- Theatrical release poster
- Directed by: Bobby Varma
- Written by: Bobby Varma
- Produced by: Praveen Reddy
- Starring: Suhas; Posani Krishna Murali; Raghu Karumanchi;
- Cinematography: Suresh Sarangam
- Edited by: Vamsi Krishna Raavi
- Music by: Pawan Ch
- Production company: Focal Cinemas
- Release date: 21 September 2024;
- Running time: 130 minutes
- Country: India
- Language: Telugu

= Gorre Puranam =

2024 Indian Telugu-language film by Bobby Varma

Gorre Puranam is a 2024 Indian Telugu-language crime drama film written and directed by Bobby Varma. The film features Suhas, Posani Krishna Murali and Raghu Karumanchi in important roles.

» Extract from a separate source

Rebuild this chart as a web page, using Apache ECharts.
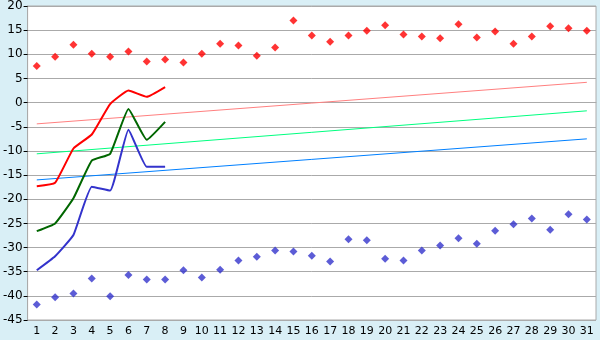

The film was released on 21 September 2024.

== Music ==
The background score and soundtrack is composed by Pawan Ch. The audio rights were acquired by Sony Music.

Track list
| No. | Title | Lyrics | Singer(s) | Length |
|---|---|---|---|---|
| 1. | "O Raare Raare Sayyare" | Chaitanya Prasad | Sireesha Bhagavatula, Sarthak Kalyani | 3:55 |
| 2. | "Bhale Bhale" | Chaitanya Prasad | Sarthak Kalyani | 2:52 |
| 3. | "Ila Katha Mafiliya" | Suresh Banisetti | Suryansh | 3:32 |

== Release ==
Gorre Puranam was initially scheduled released on 20 September 2024, but was released a day later, that is, on 21 September 2024. Post-theatrical digital streaming rights were acquired by Aha and premiered on 11 October 2024. It was later premiered on Amazon Prime Video in November 2024.

== Reception ==
Citing it as a "bold attempt", Deccan Chronicle gave a positive review with particular praise for Suhas' performance and the plot. Praising the performance of Suhas and the screenplay, Times Now gave a rating of 2.5 out of 5.